GRAUE: The study has found that they're are also taking advantage perhaps of some of these countries when they're in the most vulnerable state and providing funding for disaster relief, and trying to I guess show that they're investing in corporate responsibility, but you I guess have your doubts?
MCKENZIE: I think that's right. This is not their core business and this is a very sensitive area of course because when countries have had a disaster they obviously need immediate support and often of a financial kind. But this behaviour is literally just the behaviour of wolves in sheep's clothing I think you could say, it's designed to sort of gain a veneer of social responsibility, to basically divert attention from the fact that they are producing a lethal product, it's all intended to make the companies look like they're socially responsible, that they're part of the community, that they're making a contribution. But I think countries are wise to this. We've been working with countries who had been accepting donations in the past who've decided not to do that as a result of the project.
GRAUE: I was going to ask what kind of scope is there for I suppose these tobacco companies and these actions to be investigated and perhaps brought to justice if they are found to be doing the wrong thing?
MCKENZIE: Well there's probably more opportunity to actually shame companies for doing the wrong thing because many of their activities are not legal at all, and under the global law, under the framework convention there's a particular piece of that law that states very clearly how the government and tobacco industry is supposed to relate to each other.
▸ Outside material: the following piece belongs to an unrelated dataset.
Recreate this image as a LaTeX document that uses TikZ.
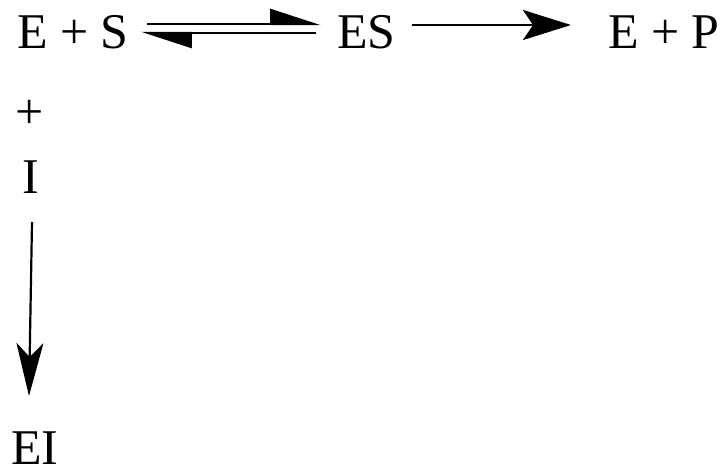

It's supposed to be an open and transparent communication but what's happening at the moment is very underhand, communications going on in the sidelines, and the framework convention outlines very clearly that any negotiations that happen between tobacco industry really has to be at the government's request. What they don't want is for the tobacco industry to start interfering with national policy and particularly the national laws, which is what they've been doing, that's really interference and that's what needs to be stopped in its tracks. Often the countries in the Pacific they don't have a lot of expertise necessarily or the time and the capacity to sort of deal with tobacco industry people coming to make suggestions about how the legislation, the laws needs to change. So this needs to stop and many countries have been very active indeed to try to sort of make sure that all interactions with tobacco industry are above board and only done for legitimate reasons.